For example, as the measured temperature ±10%; alternatively, ±5%; alternatively,
±2.5%; alternatively, ±1.25%.
[0036] For purposes of promoting an understanding of the principles of the present disclosure,
reference will now be made to the embodiments illustrated in the drawings, and specific
language will be used to describe the same. It should be understood that throughout
the description, corresponding reference numerals indicate like or corresponding parts
and features. One skilled in the art will further understand that any properties reported
herein represent properties that are routinely measured and may be obtained by multiple
different methods. The methods described herein represent one such method and other
methods may be utilized without exceeding the scope of the present disclosure.
[0037] No limitation of the scope of the present disclosure is intended by the illustration
and description of certain embodiments herein.
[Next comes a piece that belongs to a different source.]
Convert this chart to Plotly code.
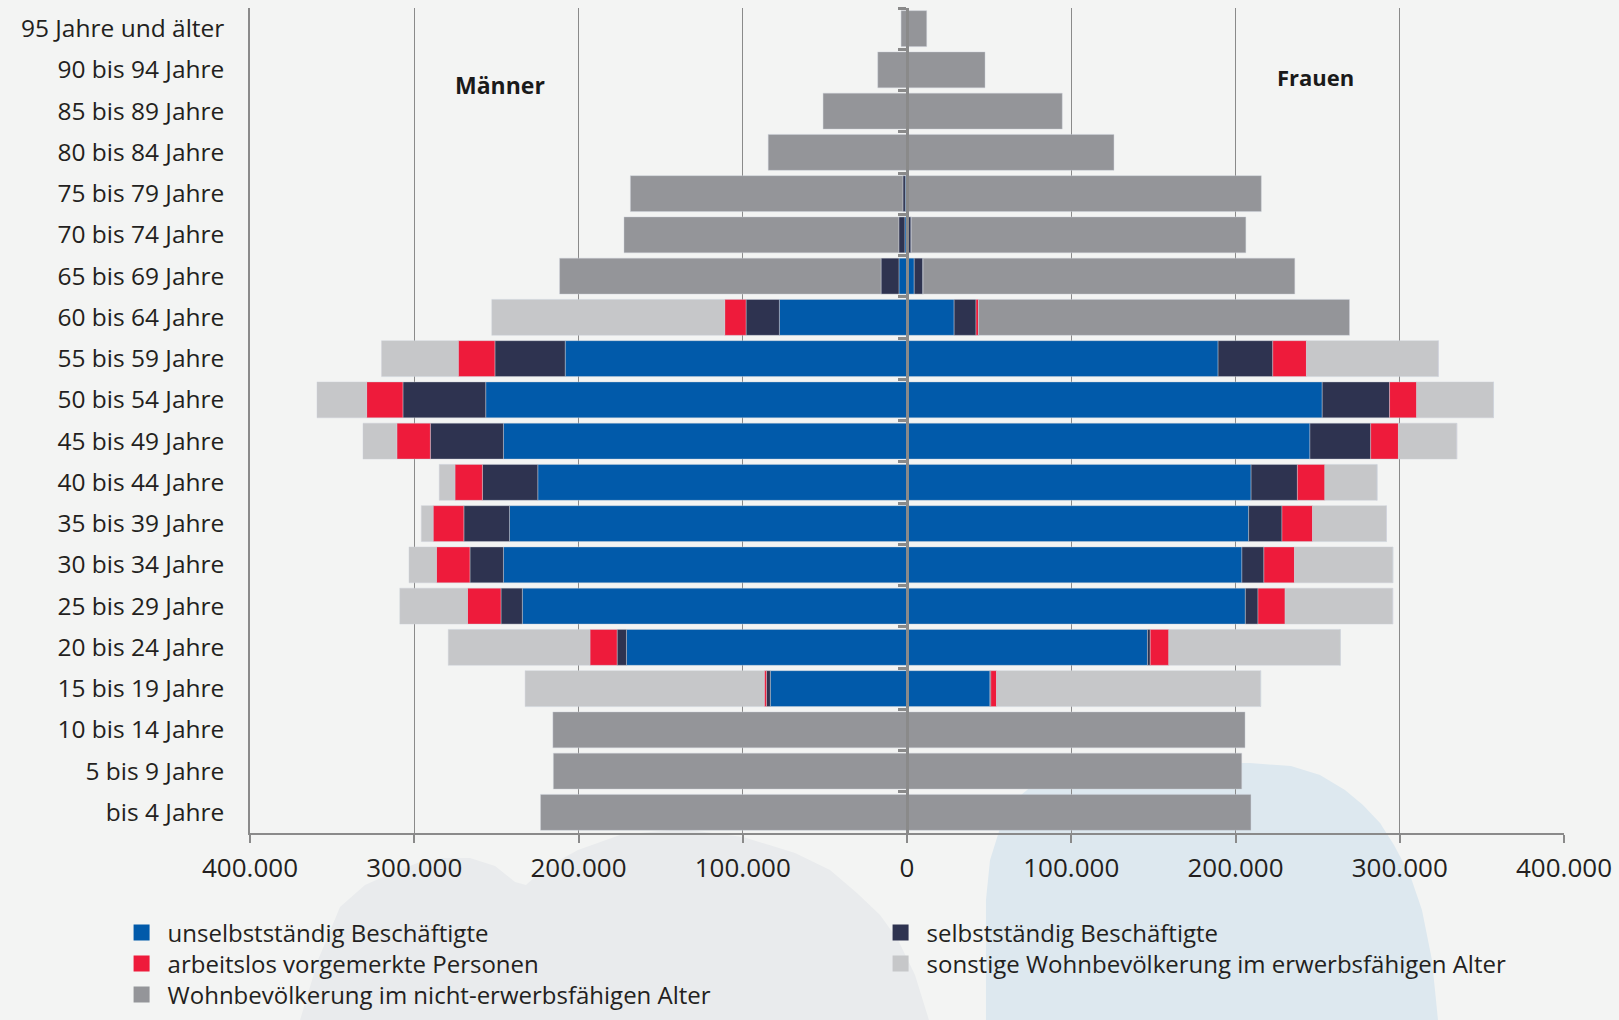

In addition, any alterations and/or
modifications of the illustrated and/or described embodiment(s) are contemplated as
being within the scope of the present disclosure. Further, any other applications
of the principles of the present disclosure, as illustrated and/or described herein,
as would normally occur to one skilled in the art to which the disclosure pertains,
are contemplated as being within the scope thereof.
[0038] Referring to Figure 1, a thermal management system 1 is shown that comprises a two-phase
pump loop (TPPL) 5, a vapor cycle system (VCS) 75, and a thermal energy storage (TES)
system 35. The various components within each of the TPPL 5, VCS 75, and TES system
35 may be in fluid communication via tubing, hose, or lines through which the corresponding
fluid, fluid or fluid mixture, or coolant flows.
[0039] The TTPL 5 may be formed of a fluid loop configured to cool the primary thermal load.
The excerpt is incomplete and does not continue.